__Task objective__. Without including any images, repeat the data exactly.

__Data extract__.
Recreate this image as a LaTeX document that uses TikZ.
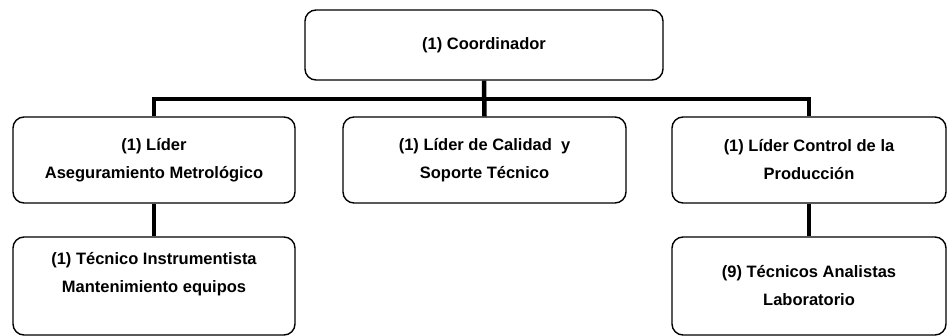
\documentclass[tikz,border=0pt]{standalone}
\usepackage{fontspec}
\setmainfont{Liberation Sans}
\begin{document}
\begin{tikzpicture}[x=1pt,y=-1pt,
  box/.style={draw=black, line width=1.4pt, rounded corners=11pt, fill=white,
    align=center, inner sep=0pt, font=\fontsize{16.5}{28}\selectfont\bfseries},
  wire/.style={draw=black, line width=4.5pt}]
\useasboundingbox (0,0) rectangle (948,336);
\node[box, minimum width=358, minimum height=70] (coord) at (484,45) {(1) Coordinador};
\node[box, minimum width=282, minimum height=86] (l1) at (154,160) {(1) Líder\\Aseguramiento Metrológico};
\node[box, minimum width=283, minimum height=86] (l2) at (484.5,160) {(1) Líder de Calidad\ \ y\\Soporte Técnico};
\node[box, minimum width=274, minimum height=86] (l3) at (809,160) {(1) Líder Control de la\\Producción};
\node[box, minimum width=282, minimum height=98] (t1) at (154,286) {(1) Técnico Instrumentista\\Mantenimiento equipos\\\mbox{}};
\node[box, minimum width=274, minimum height=98] (t2) at (809,286) {(9) Técnicos Analistas\\Laboratorio};
\coordinate (bus) at (484,99);
\draw[wire] (coord.south) -- (l2.north);
\draw[wire] (l1.north) |- (bus) -| (l3.north);
\draw[wire] (l1.south) -- (t1.north);
\draw[wire] (l3.south) -- (t2.north);
\end{tikzpicture}
\end{document}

__Written answer__.
Recreate this image as a LaTeX document that uses TikZ.
\documentclass[tikz,border=0pt]{standalone}
\usepackage{fontspec}
\setmainfont{Liberation Sans}
\begin{document}
\begin{tikzpicture}[x=1pt,y=-1pt,
  box/.style={draw=black, line width=1.4pt, rounded corners=11pt, fill=white,
    align=center, inner sep=0pt, font=\fontsize{16.5}{28}\selectfont\bfseries},
  wire/.style={draw=black, line width=4.5pt}]
\useasboundingbox (0,0) rectangle (948,336);
\node[box, minimum width=358, minimum height=70] (coord) at (484,45) {(1) Coordinador};
\node[box, minimum width=282, minimum height=86] (l1) at (154,160) {(1) Líder\\Aseguramiento Metrológico};
\node[box, minimum width=283, minimum height=86] (l2) at (484.5,160) {(1) Líder de Calidad\ \ y\\Soporte Técnico};
\node[box, minimum width=274, minimum height=86] (l3) at (809,160) {(1) Líder Control de la\\Producción};
\node[box, minimum width=282, minimum height=98] (t1) at (154,286) {(1) Técnico Instrumentista\\Mantenimiento equipos\\\mbox{}};
\node[box, minimum width=274, minimum height=98] (t2) at (809,286) {(9) Técnicos Analistas\\Laboratorio};
\coordinate (bus) at (484,99);
\draw[wire] (coord.south) -- (l2.north);
\draw[wire] (l1.north) |- (bus) -| (l3.north);
\draw[wire] (l1.south) -- (t1.north);
\draw[wire] (l3.south) -- (t2.north);
\end{tikzpicture}
\end{document}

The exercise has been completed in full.